WHAT YOU HAVE TO DO: Transcribe all of the material exactly, except for its pictures.

DATA LINES:
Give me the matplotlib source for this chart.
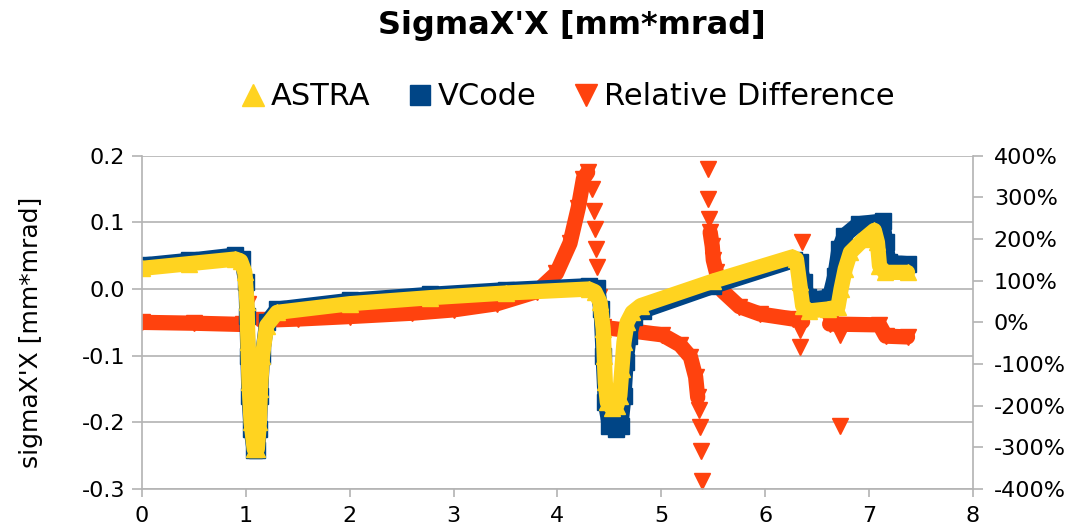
import matplotlib
matplotlib.use("Agg")
import matplotlib.pyplot as plt
import numpy as np
from matplotlib.lines import Line2D
from matplotlib.ticker import FormatStrFormatter, FuncFormatter
from matplotlib.transforms import blended_transform_factory

plt.rcParams["font.family"] = ["DejaVu Sans"]
plt.rcParams["axes.unicode_minus"] = False

# ASTRA sigmaX'X [mm*mrad] vs z [m]
astra_x = [0.00, 0.45, 0.90, 0.95, 0.99, 1.01, 1.02, 1.03, 1.05, 1.08, 1.11, 1.13,
           1.14, 1.16, 1.20, 1.30, 2.00, 2.77, 3.50, 4.30, 4.36, 4.41, 4.44, 4.45,
           4.46, 4.48, 4.52, 4.57, 4.60, 4.62, 4.64, 4.67, 4.72, 4.80, 5.50, 6.26,
           6.30, 6.33, 6.36, 6.42, 6.60, 6.70, 6.73, 6.77, 6.82, 6.95, 7.05, 7.08,
           7.10, 7.15, 7.37]
astra_y = [0.031, 0.038, 0.045, 0.042, 0.025, -0.02, -0.08, -0.14, -0.20, -0.240, -0.240, -0.20,
           -0.15, -0.10, -0.055, -0.035, -0.022, -0.013, -0.006, 0.000, -0.004, -0.02, -0.06, -0.10,
           -0.14, -0.17, -0.178, -0.175, -0.16, -0.12, -0.08, -0.05, -0.035, -0.025, 0.012, 0.048,
           0.045, 0.01, -0.025, -0.033, -0.030, -0.027, 0.000, 0.03, 0.055, 0.075, 0.088, 0.07,
           0.035, 0.025, 0.025]

# VCode
vcode_x = [0.00, 0.45, 0.90, 0.96, 1.00, 1.01, 1.02, 1.03, 1.05, 1.08, 1.11, 1.13,
           1.14, 1.16, 1.20, 1.30, 2.00, 2.77, 3.50, 4.30, 4.38, 4.42, 4.44, 4.46,
           4.50, 4.56, 4.61, 4.64, 4.66, 4.69, 4.74, 4.82, 5.50, 6.28, 6.33, 6.37,
           6.41, 6.46, 6.62, 6.67, 6.71, 6.76, 6.90, 7.13, 7.16, 7.19, 7.37]
vcode_y = [0.036, 0.043, 0.051, 0.045, 0.01, -0.04, -0.10, -0.16, -0.21, -0.242, -0.242, -0.21,
           -0.16, -0.10, -0.05, -0.030, -0.017, -0.008, -0.001, 0.005, 0.002, -0.03, -0.10, -0.17,
           -0.205, -0.21, -0.205, -0.16, -0.11, -0.07, -0.042, -0.033, 0.004, 0.043, 0.040, 0.01,
           -0.012, -0.015, -0.012, 0.02, 0.06, 0.08, 0.098, 0.102, 0.07, 0.04, 0.038]

# Relative difference [%], dense parts (nan = gap)
rel_x = [0.00, 0.50, 0.97, np.nan,
         1.15, 1.50, 2.00, 2.60, 3.00, 3.42, 3.80, 3.99, 4.12, 4.20, 4.25, 4.29, np.nan,
         4.44, 4.70, 5.01, 5.18, 5.28, 5.33, 5.35, np.nan,
         5.47, 5.49, 5.50, 5.53, 5.59, 5.75, 5.95, 6.27, 6.36, np.nan,
         6.62, 7.10, 7.16, 7.37]
rel_y = [0, -2, -5, np.nan,
         5, 8, 14, 22, 30, 45, 74, 118, 190, 275, 345, 360, np.nan,
         -12, -20, -30, -54, -83, -131, -180, np.nan,
         216, 183, 150, 120, 75, 38, 20, 8, 2, np.nan,
         -4, -6, -33, -35]

# Relative difference [%], isolated points
rel_pts_x = [1.01, 1.02, 4.33, 4.35, 4.36, 4.37, 4.38, 4.40, 5.36, 5.37, 5.38, 5.39,
             5.45, 5.45, 5.46, 6.33, 6.33, 6.35, 6.72, 6.72]
rel_pts_y = [-13, 45, 320, 267, 223, 175, 132, 60, -211, -252, -308, -380,
             368, 296, 247, -18, -59, 192, -30, -248]

x_ticks = [0, 1, 2, 3, 4, 5, 6, 7, 8]
left_ticks = [-0.3, -0.2, -0.1, 0.0, 0.1, 0.2]
right_ticks = [-400, -300, -200, -100, 0, 100, 200, 300, 400]

YELLOW = "#FFD320"
BLUE = "#004586"
ORANGE = "#FF420E"
GREY = "#b3b3b3"

fig = plt.figure(figsize=(10.75, 5.32), dpi=100)
ax = fig.add_axes([0.1321, 0.0808, 0.7730, 0.6265])
ax2 = ax.twinx()
ax.set_zorder(ax2.get_zorder() + 1)
ax.patch.set_visible(False)

# grid of the left axis, drawn behind everything
trans = blended_transform_factory(ax2.transAxes, ax.transData)
ax2.hlines(left_ticks, 0, 1, transform=trans, colors=GREY, linewidth=1.2, zorder=0)

band = dict(linewidth=11, solid_joinstyle="round", solid_capstyle="round", markersize=12)
ax2.plot(rel_x, rel_y, color=ORANGE, marker="v", **band)
ax2.plot(rel_pts_x, rel_pts_y, color=ORANGE, marker="v", linestyle="none", markersize=12)
ax.plot(vcode_x, vcode_y, color=BLUE, marker="s", **band)
ax.plot(astra_x, astra_y, color=YELLOW, marker="^", **band)

ax.set_xlim(0, 8)
ax.set_ylim(-0.3, 0.2)
ax2.set_ylim(-400, 400)
ax.set_xticks(x_ticks)
ax.set_yticks(left_ticks)
ax2.set_yticks(right_ticks)
ax.yaxis.set_major_formatter(FormatStrFormatter("%.1f"))
ax2.yaxis.set_major_formatter(FuncFormatter(lambda v, p: f"{v:.0f}%"))

for s in ["top", "right"]:
    ax.spines[s].set_visible(False)
for s in ["top", "left", "bottom"]:
    ax2.spines[s].set_visible(False)
for s in ["left", "bottom"]:
    ax.spines[s].set_color(GREY)
    ax.spines[s].set_linewidth(1.2)
ax2.spines["right"].set_color(GREY)
ax2.spines["right"].set_linewidth(1.2)

ax.tick_params(axis="x", direction="out", length=6, width=1.2, color=GREY, labelsize=16, pad=6)
ax.tick_params(axis="y", direction="out", length=7, width=1.2, color=GREY, labelsize=16, pad=5)
ax2.tick_params(axis="y", direction="out", length=7, width=1.2, color=GREY, labelsize=16, pad=8)

ax.set_ylabel("sigmaX'X [mm*mrad]", fontsize=18)
ax.yaxis.set_label_coords(-0.119, 0.47)

fig.text(0.532, 0.953, "SigmaX'X [mm*mrad]", ha="center", va="center",
         fontsize=23, fontweight="bold")

handles = [
    Line2D([], [], color=YELLOW, marker="^", linestyle="none", markersize=16),
    Line2D([], [], color=BLUE, marker="s", linestyle="none", markersize=15),
    Line2D([], [], color=ORANGE, marker="v", linestyle="none", markersize=16),
]
fig.legend(handles, ["ASTRA", "VCode", "Relative Difference"], loc="center",
           bbox_to_anchor=(0.528, 0.818), ncol=3, frameon=False, fontsize=22,
           handlelength=0.8, handletextpad=0.2, columnspacing=1.2)

fig.savefig("out.png", dpi=100)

RESPONSE TO THE EXERCISE:
Give me the matplotlib source for this chart.
import matplotlib
matplotlib.use("Agg")
import matplotlib.pyplot as plt
import numpy as np
from matplotlib.lines import Line2D
from matplotlib.ticker import FormatStrFormatter, FuncFormatter
from matplotlib.transforms import blended_transform_factory

plt.rcParams["font.family"] = ["DejaVu Sans"]
plt.rcParams["axes.unicode_minus"] = False

# ASTRA sigmaX'X [mm*mrad] vs z [m]
astra_x = [0.00, 0.45, 0.90, 0.95, 0.99, 1.01, 1.02, 1.03, 1.05, 1.08, 1.11, 1.13,
           1.14, 1.16, 1.20, 1.30, 2.00, 2.77, 3.50, 4.30, 4.36, 4.41, 4.44, 4.45,
           4.46, 4.48, 4.52, 4.57, 4.60, 4.62, 4.64, 4.67, 4.72, 4.80, 5.50, 6.26,
           6.30, 6.33, 6.36, 6.42, 6.60, 6.70, 6.73, 6.77, 6.82, 6.95, 7.05, 7.08,
           7.10, 7.15, 7.37]
astra_y = [0.031, 0.038, 0.045, 0.042, 0.025, -0.02, -0.08, -0.14, -0.20, -0.240, -0.240, -0.20,
           -0.15, -0.10, -0.055, -0.035, -0.022, -0.013, -0.006, 0.000, -0.004, -0.02, -0.06, -0.10,
           -0.14, -0.17, -0.178, -0.175, -0.16, -0.12, -0.08, -0.05, -0.035, -0.025, 0.012, 0.048,
           0.045, 0.01, -0.025, -0.033, -0.030, -0.027, 0.000, 0.03, 0.055, 0.075, 0.088, 0.07,
           0.035, 0.025, 0.025]

# VCode
vcode_x = [0.00, 0.45, 0.90, 0.96, 1.00, 1.01, 1.02, 1.03, 1.05, 1.08, 1.11, 1.13,
           1.14, 1.16, 1.20, 1.30, 2.00, 2.77, 3.50, 4.30, 4.38, 4.42, 4.44, 4.46,
           4.50, 4.56, 4.61, 4.64, 4.66, 4.69, 4.74, 4.82, 5.50, 6.28, 6.33, 6.37,
           6.41, 6.46, 6.62, 6.67, 6.71, 6.76, 6.90, 7.13, 7.16, 7.19, 7.37]
vcode_y = [0.036, 0.043, 0.051, 0.045, 0.01, -0.04, -0.10, -0.16, -0.21, -0.242, -0.242, -0.21,
           -0.16, -0.10, -0.05, -0.030, -0.017, -0.008, -0.001, 0.005, 0.002, -0.03, -0.10, -0.17,
           -0.205, -0.21, -0.205, -0.16, -0.11, -0.07, -0.042, -0.033, 0.004, 0.043, 0.040, 0.01,
           -0.012, -0.015, -0.012, 0.02, 0.06, 0.08, 0.098, 0.102, 0.07, 0.04, 0.038]

# Relative difference [%], dense parts (nan = gap)
rel_x = [0.00, 0.50, 0.97, np.nan,
         1.15, 1.50, 2.00, 2.60, 3.00, 3.42, 3.80, 3.99, 4.12, 4.20, 4.25, 4.29, np.nan,
         4.44, 4.70, 5.01, 5.18, 5.28, 5.33, 5.35, np.nan,
         5.47, 5.49, 5.50, 5.53, 5.59, 5.75, 5.95, 6.27, 6.36, np.nan,
         6.62, 7.10, 7.16, 7.37]
rel_y = [0, -2, -5, np.nan,
         5, 8, 14, 22, 30, 45, 74, 118, 190, 275, 345, 360, np.nan,
         -12, -20, -30, -54, -83, -131, -180, np.nan,
         216, 183, 150, 120, 75, 38, 20, 8, 2, np.nan,
         -4, -6, -33, -35]

# Relative difference [%], isolated points
rel_pts_x = [1.01, 1.02, 4.33, 4.35, 4.36, 4.37, 4.38, 4.40, 5.36, 5.37, 5.38, 5.39,
             5.45, 5.45, 5.46, 6.33, 6.33, 6.35, 6.72, 6.72]
rel_pts_y = [-13, 45, 320, 267, 223, 175, 132, 60, -211, -252, -308, -380,
             368, 296, 247, -18, -59, 192, -30, -248]

x_ticks = [0, 1, 2, 3, 4, 5, 6, 7, 8]
left_ticks = [-0.3, -0.2, -0.1, 0.0, 0.1, 0.2]
right_ticks = [-400, -300, -200, -100, 0, 100, 200, 300, 400]

YELLOW = "#FFD320"
BLUE = "#004586"
ORANGE = "#FF420E"
GREY = "#b3b3b3"

fig = plt.figure(figsize=(10.75, 5.32), dpi=100)
ax = fig.add_axes([0.1321, 0.0808, 0.7730, 0.6265])
ax2 = ax.twinx()
ax.set_zorder(ax2.get_zorder() + 1)
ax.patch.set_visible(False)

# grid of the left axis, drawn behind everything
trans = blended_transform_factory(ax2.transAxes, ax.transData)
ax2.hlines(left_ticks, 0, 1, transform=trans, colors=GREY, linewidth=1.2, zorder=0)

band = dict(linewidth=11, solid_joinstyle="round", solid_capstyle="round", markersize=12)
ax2.plot(rel_x, rel_y, color=ORANGE, marker="v", **band)
ax2.plot(rel_pts_x, rel_pts_y, color=ORANGE, marker="v", linestyle="none", markersize=12)
ax.plot(vcode_x, vcode_y, color=BLUE, marker="s", **band)
ax.plot(astra_x, astra_y, color=YELLOW, marker="^", **band)

ax.set_xlim(0, 8)
ax.set_ylim(-0.3, 0.2)
ax2.set_ylim(-400, 400)
ax.set_xticks(x_ticks)
ax.set_yticks(left_ticks)
ax2.set_yticks(right_ticks)
ax.yaxis.set_major_formatter(FormatStrFormatter("%.1f"))
ax2.yaxis.set_major_formatter(FuncFormatter(lambda v, p: f"{v:.0f}%"))

for s in ["top", "right"]:
    ax.spines[s].set_visible(False)
for s in ["top", "left", "bottom"]:
    ax2.spines[s].set_visible(False)
for s in ["left", "bottom"]:
    ax.spines[s].set_color(GREY)
    ax.spines[s].set_linewidth(1.2)
ax2.spines["right"].set_color(GREY)
ax2.spines["right"].set_linewidth(1.2)

ax.tick_params(axis="x", direction="out", length=6, width=1.2, color=GREY, labelsize=16, pad=6)
ax.tick_params(axis="y", direction="out", length=7, width=1.2, color=GREY, labelsize=16, pad=5)
ax2.tick_params(axis="y", direction="out", length=7, width=1.2, color=GREY, labelsize=16, pad=8)

ax.set_ylabel("sigmaX'X [mm*mrad]", fontsize=18)
ax.yaxis.set_label_coords(-0.119, 0.47)

fig.text(0.532, 0.953, "SigmaX'X [mm*mrad]", ha="center", va="center",
         fontsize=23, fontweight="bold")

handles = [
    Line2D([], [], color=YELLOW, marker="^", linestyle="none", markersize=16),
    Line2D([], [], color=BLUE, marker="s", linestyle="none", markersize=15),
    Line2D([], [], color=ORANGE, marker="v", linestyle="none", markersize=16),
]
fig.legend(handles, ["ASTRA", "VCode", "Relative Difference"], loc="center",
           bbox_to_anchor=(0.528, 0.818), ncol=3, frameon=False, fontsize=22,
           handlelength=0.8, handletextpad=0.2, columnspacing=1.2)

fig.savefig("out.png", dpi=100)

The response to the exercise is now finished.